Imitation models fool human evaluators by mimicking ChatGPT's confident, fluent style while failing to improve factuality or generalization on novel tasks. The ceiling is set by base model capability, not fine-tuning method—better fundamentals, not shortcuts, drive real improvement.
Three independent teams (RRM, RM-R1, DeepSeek-GRM) discovered that adding chain-of-thought reasoning before reward scoring enables adaptive test-time compute scaling for evaluation. Reasoning-based approaches raise the capability ceiling of reward models beyond what outcome-based evaluation achieves.

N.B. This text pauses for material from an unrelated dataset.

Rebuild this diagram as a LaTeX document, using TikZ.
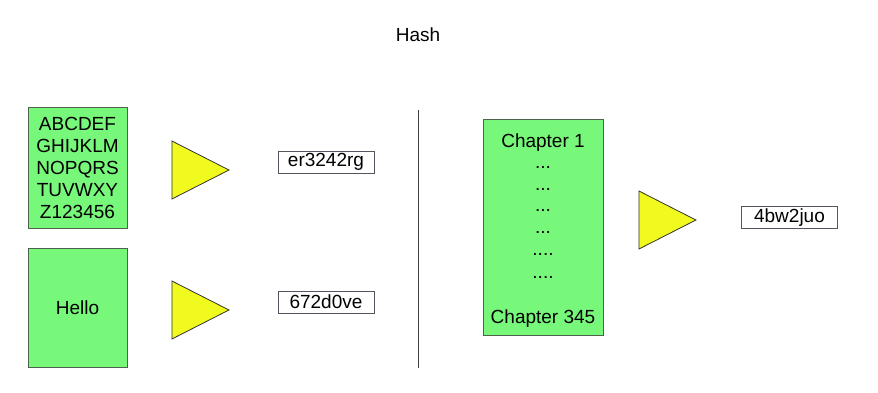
\documentclass[tikz,border=0pt]{standalone}
\usepackage{fontspec}
\setmainfont{Liberation Sans}
\usetikzlibrary{shapes.geometric}

\definecolor{boxgreen}{RGB}{120,248,122}
\definecolor{boxedge}{RGB}{75,100,75}
\definecolor{triyellow}{RGB}{240,250,30}
\definecolor{hashedge}{RGB}{85,85,95}

\tikzset{
  textbox/.style={draw=boxedge, fill=boxgreen, line width=1pt, rectangle, inner sep=0pt},
  hashbox/.style={draw=hashedge, line width=1pt, rectangle, minimum width=96pt, minimum height=22pt, inner sep=0pt},
  hashtri/.style={draw=black!80, fill=triyellow, line width=0.8pt, isosceles triangle, isosceles triangle stretches, inner sep=0pt, minimum width=58pt, minimum height=57pt, anchor=apex}
}

\begin{document}
\begin{tikzpicture}[x=1pt, y=-1pt, font=\fontsize{19}{22}\selectfont]
        \useasboundingbox (0,0) rectangle (878,392);
        \node (title) at (418,35) {Hash};

        % left: two inputs
        \node[textbox, minimum width=99pt, minimum height=121pt, align=center] (alpha) at (77.5,167.5) {ABCDEF\\GHIJKLM\\NOPQRS\\TUVWXY\\Z123456};
        \node[textbox, minimum width=99pt, minimum height=119pt] (hello) at (77.5,307.5) {Hello};
        \node[hashtri] (tria) at (230,170) {};
        \node[hashtri] (trib) at (230,310) {};
        \node[hashbox] (hasha) at (326,162) {er3242rg};
        \node[hashbox] (hashb) at (326,302) {672d0ve};

        \coordinate (divtop) at (418,110);
        \coordinate (divbot) at (418,368);
        \draw[line width=1pt, black!75] (divtop) -- (divbot);

        % right: book
        \node[textbox, minimum width=120pt, minimum height=216pt] (book) at (543,227) {};
        \node[anchor=base] (first) at (543,147) {Chapter 1};
        \foreach \y/\n [count=\i] in {168/3, 190/3, 211/3, 233/3, 255/4, 278/4}
            \node[anchor=base] (dots\i) at (543,\y) {\ifnum\n=4 .\fi...};
        \node[anchor=base] (last) at (543,323) {Chapter 345};
        \node[hashtri] (tric) at (697,220) {};
        \node[hashbox] (hashc) at (789.5,217.5) {4bw2juo};
    \end{tikzpicture}
\end{document}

Critique-GRPO shows that models stuck on performance plateaus can generate correct solutions when given chain-of-thought critiques, revealing that numerical rewards lack critical information about why failures occur and how to improve.
The ALFA framework breaks down question quality into theory-grounded attributes (clarity, relevance, specificity) and trains models on 80K attribute-specific preference pairs. Attribute-specific optimization outperforms single-score training, especially in clinical reasoning where asking the right clarifying question directly impacts decision quality.
MAJ-EVAL automatically extracts stakeholder personas from domain documents via semantic clustering and orchestrates structured three-phase debate, achieving reproducible evaluation that transfers across tasks like summarization and dialogue without manual redesign. The approach grounds personas in real stakeholder perspectives rather than arbitrary roles.
PRIME framework shows semantic memory (preference summaries, parametric encodings) consistently beats episodic memory (retrieved past interactions) across models. Recency-based recall outperforms similarity-based retrieval, and task fine-tuning exceeds preference tuning methods.
Post-Completion Learning exploits unused sequence space after model output to train self-assessment capabilities during training while maintaining zero inference cost. The model learns to compute its own reward functions, internalizing evaluation rather than relying on external reward models.